Tab. A3. Indici di Gini della ricchezza familiare netta e delle sue componenti(*), 1977-2008

Reale Finanziaria
1977 -………. 0,656………0,674
1987 -………..0,649……. 0,688
1998 -………..0,635……. 0,766
2008-……….. 0,608……. 0,744

IMPIEGO DELLA RICCHEZZA

Recentemente il CER (Centro Europeo Ricerche) ha pubblicato un report nel quale si mettono a confronto i rapporti tra la capitalizzazione di borsa (capitale proprio) e prestiti bancari (capitale di terzi). Le cifre sono esplicite:

Rapporto alla fine del 2012 (Percentuali del PIL)

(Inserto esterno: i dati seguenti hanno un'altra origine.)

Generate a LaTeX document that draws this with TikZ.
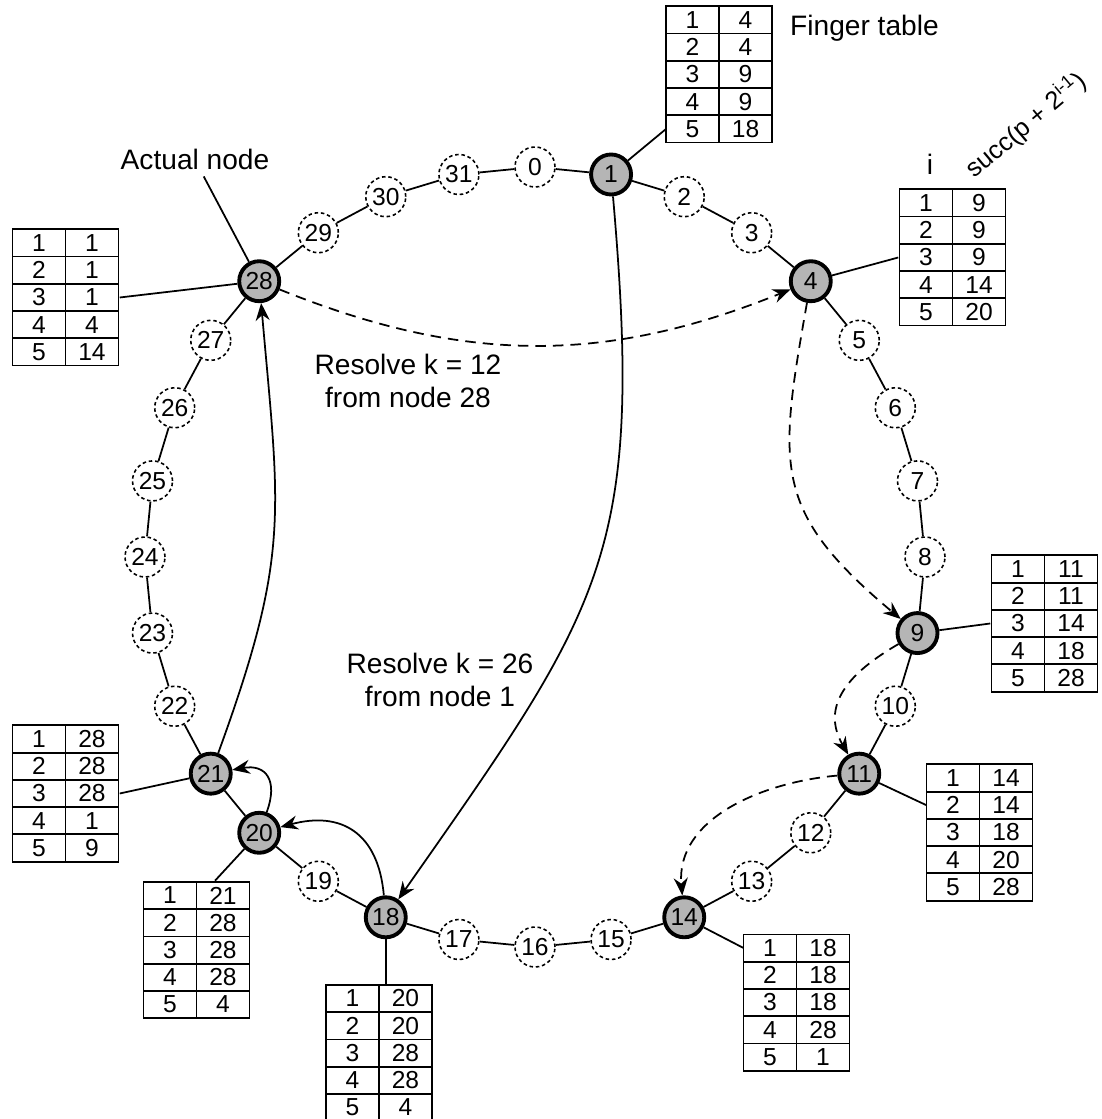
\documentclass[tikz,border=0pt]{standalone}
\usepackage{fontspec}
\setmainfont{Liberation Sans}
\usepackage{tikz}
\usetikzlibrary{arrows.meta,matrix,calc,positioning}

\begin{document}
\begin{tikzpicture}
	\tikzstyle{slot} = [circle, draw = black, line width = 0.9pt, dash pattern = on 2pt off 1.6pt, minimum size = 0.8cm, inner sep = 0pt, font = \fontsize{14}{16}\selectfont]
	\tikzstyle{peer} = [circle, draw = black, line width = 2.2pt, fill = gray!58, minimum size = 0.8cm, inner sep = 0pt, font = \fontsize{14}{16}\selectfont]
	\tikzstyle{finger} = [matrix of nodes, inner sep = 0pt, column sep = -1pt, row sep = -1pt, nodes = {draw = black, line width = 1pt, minimum width = 1.06cm, minimum height = 0.545cm, inner sep = 0pt, outer sep = 0pt, anchor = center, font = \fontsize{14}{16}\selectfont}]
	\tikzstyle{note} = [font = \fontsize{16}{19}\selectfont, align = center]
	\tikzstyle{ring} = [draw, line width = 1pt]
	\tikzstyle{route} = [draw, line width = 1pt, -{Stealth[length = 10pt, width = 8pt]}]
	\tikzstyle{lookup} = [route, dash pattern = on 6pt off 4pt]

	\useasboundingbox (-10.7, -11.24) rectangle (11.32, 11.14);

% identifiers on the ring
\node[slot] (0) at (90:7.8) {0};
\node[peer] (1) at (78.75:7.8) {1};
\node[slot] (2) at (67.5:7.8) {2};
\node[slot] (3) at (56.25:7.8) {3};
\node[peer] (4) at (45:7.8) {4};
\node[slot] (5) at (33.75:7.8) {5};
\node[slot] (6) at (22.5:7.8) {6};
\node[slot] (7) at (11.25:7.8) {7};
\node[slot] (8) at (0:7.8) {8};
\node[peer] (9) at (-11.25:7.8) {9};
\node[slot] (10) at (-22.5:7.8) {10};
\node[peer] (11) at (-33.75:7.8) {11};
\node[slot] (12) at (-45:7.8) {12};
\node[slot] (13) at (-56.25:7.8) {13};
\node[peer] (14) at (-67.5:7.8) {14};
\node[slot] (15) at (-78.75:7.8) {15};
\node[slot] (16) at (-90:7.8) {16};
\node[slot] (17) at (-101.25:7.8) {17};
\node[peer] (18) at (-112.5:7.8) {18};
\node[slot] (19) at (-123.75:7.8) {19};
\node[peer] (20) at (-135:7.8) {20};
\node[peer] (21) at (-146.25:7.8) {21};
\node[slot] (22) at (-157.5:7.8) {22};
\node[slot] (23) at (-168.75:7.8) {23};
\node[slot] (24) at (180:7.8) {24};
\node[slot] (25) at (168.75:7.8) {25};
\node[slot] (26) at (157.5:7.8) {26};
\node[slot] (27) at (146.25:7.8) {27};
\node[peer] (28) at (135:7.8) {28};
\node[slot] (29) at (123.75:7.8) {29};
\node[slot] (30) at (112.5:7.8) {30};
\node[slot] (31) at (101.25:7.8) {31};

	\path[ring] (0) -- (1);
	\path[ring] (1) -- (2);
	\path[ring] (2) -- (3);
	\path[ring] (3) -- (4);
	\path[ring] (4) -- (5);
	\path[ring] (5) -- (6);
	\path[ring] (6) -- (7);
	\path[ring] (7) -- (8);
	\path[ring] (8) -- (9);
	\path[ring] (9) -- (10);
	\path[ring] (10) -- (11);
	\path[ring] (11) -- (12);
	\path[ring] (12) -- (13);
	\path[ring] (13) -- (14);
	\path[ring] (14) -- (15);
	\path[ring] (15) -- (16);
	\path[ring] (16) -- (17);
	\path[ring] (17) -- (18);
	\path[ring] (18) -- (19);
	\path[ring] (19) -- (20);
	\path[ring] (20) -- (21);
	\path[ring] (21) -- (22);
	\path[ring] (22) -- (23);
	\path[ring] (23) -- (24);
	\path[ring] (24) -- (25);
	\path[ring] (25) -- (26);
	\path[ring] (26) -- (27);
	\path[ring] (27) -- (28);
	\path[ring] (28) -- (29);
	\path[ring] (29) -- (30);
	\path[ring] (30) -- (31);
	\path[ring] (31) -- (0);

% finger tables
\matrix[finger] (t1) at (3.68, 9.65) {1 & 4 \\ 2 & 4 \\ 3 & 9 \\ 4 & 9 \\ 5 & 18 \\};
\matrix[finger] (t4) at (8.35, 5.99) {1 & 9 \\ 2 & 9 \\ 3 & 9 \\ 4 & 14 \\ 5 & 20 \\};
\matrix[finger] (t9) at (10.19, -1.33) {1 & 11 \\ 2 & 11 \\ 3 & 14 \\ 4 & 18 \\ 5 & 28 \\};
\matrix[finger] (t11) at (8.89, -5.51) {1 & 14 \\ 2 & 14 \\ 3 & 18 \\ 4 & 20 \\ 5 & 28 \\};
\matrix[finger] (t14) at (5.23, -8.91) {1 & 18 \\ 2 & 18 \\ 3 & 18 \\ 4 & 28 \\ 5 & 1 \\};
\matrix[finger] (t18) at (-3.12, -9.92) {1 & 20 \\ 2 & 20 \\ 3 & 28 \\ 4 & 28 \\ 5 & 4 \\};
\matrix[finger] (t20) at (-6.77, -7.86) {1 & 21 \\ 2 & 28 \\ 3 & 28 \\ 4 & 28 \\ 5 & 4 \\};
\matrix[finger] (t21) at (-9.39, -4.73) {1 & 28 \\ 2 & 28 \\ 3 & 28 \\ 4 & 1 \\ 5 & 9 \\};
\matrix[finger] (t28) at (-9.39, 5.19) {1 & 1 \\ 2 & 1 \\ 3 & 1 \\ 4 & 4 \\ 5 & 14 \\};

\node[note, anchor = base west] (fingertitle) at (4.98, 10.42) {Finger table};
\node[note, anchor = base] (actual) at (-6.8, 7.74) {Actual node};
\node[note, anchor = base] (icol) at (7.9, 7.64) {i};
\node[note, rotate = 40, font = \fontsize{14.5}{17}\selectfont] (succcol) at (9.82, 8.64) {succ(p + 2\textsuperscript{i-1})};
\node[note] (resolve12) at (-2.54, 3.52) {Resolve k = 12\\from node 28};
\node[note] (resolve26) at (-1.9, -2.46) {Resolve k = 26\\from node 1};

	\path[ring] (1) -- (t1-5-1.west);
	\path[ring] (4) -- (t4.west);
	\path[ring] (9) -- (t9.west);
	\path[ring] (11) -- (t11-2-1.west);
	\path[ring] (14) -- (t14-1-1.west);
	\path[ring] (18) -- (18 |- t18.north);
	\path[ring] (20) -- (t20.75);
	\path[ring] (21) -- (t21.east);
	\path[ring] (28) -- (t28.east);
	\path[ring] (actual) -- (28);

	% lookups
	\path[lookup] (28) to[bend right = 22] (4);
	\path[lookup] (4) to[out = -100, in = 140, looseness = 1.3] (9);
	\path[lookup] (9) to[out = 210, in = 120, looseness = 1.2] (11);
	\path[lookup] (11) to[out = 185, in = 95] (14);
	\path[route] (1) to[out = -85, in = 55, looseness = 1.25] (18);
	\path[route] (18) to[out = 95, in = 15, looseness = 1.3] (20);
	\path[route] (20) to[out = 70, in = 10, looseness = 1.6] (21);
	\path[route] (21) to[out = 70, in = -85, looseness = 1.2] (28);
	\end{tikzpicture}
\end{document}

PAESE……BANCHE..MERCATOAZIONARIO.BANCA/AZIONI
ITALIA …......123%.................. 24%.......................... 5.125
GERMANIA..101%.................. 43%...........................2.349
FRANCIA…..116%...................69%...........................1.662

Se ne deve dedurre che i capitalisti italiani non sono “coraggiosi”, non hanno alcuna propensione al rischio e preferiscono rischiare con i soldi delle banche. Ne consegue che l’imprenditoria italiana (troppo spesso familistica ed identificante la figura dell’imprenditore con quella del capitalista) rimane “banco dipendente” e limitata dall’”ignavia del capitale”.

L’IGNAVIA DEL CAPITALE

Gardner Ackley, nella sua Teoria Macroeconomica (Einaudi editore) parla proprio, a pagina 629 a proposito di disoccupazione strutturale, della cronica carenza del capitale nell’economia italiana. Una limitata partecipazione del capitale costituisce un oggettivo ostacolo allo sviluppo rappresentando, nella curva del grafico della combinazione dei fattori produttivi capitale/lavoro, una linea retta che osta ogni possibile incremento dell’occupazione.
Diventa così legittima la domanda sulla legittimità del comportamento del capitale che non assolve alla sua funzione sociale in una comunità, se non addirittura non venga posto in dubbio la legittimità del possesso del capitale da parte di capitalisti ignavi.
Sotto questa luce, la patrimoniale choc assume una nuova ragion d’essere, non uno strumento punitivo, neppure soltanto uno strumento equitativo ma una necessità storica per rendere produttivo un fattore della produzione che preferisce rinchiudersi e tesaurizzare o inseguire le sirene della finanza.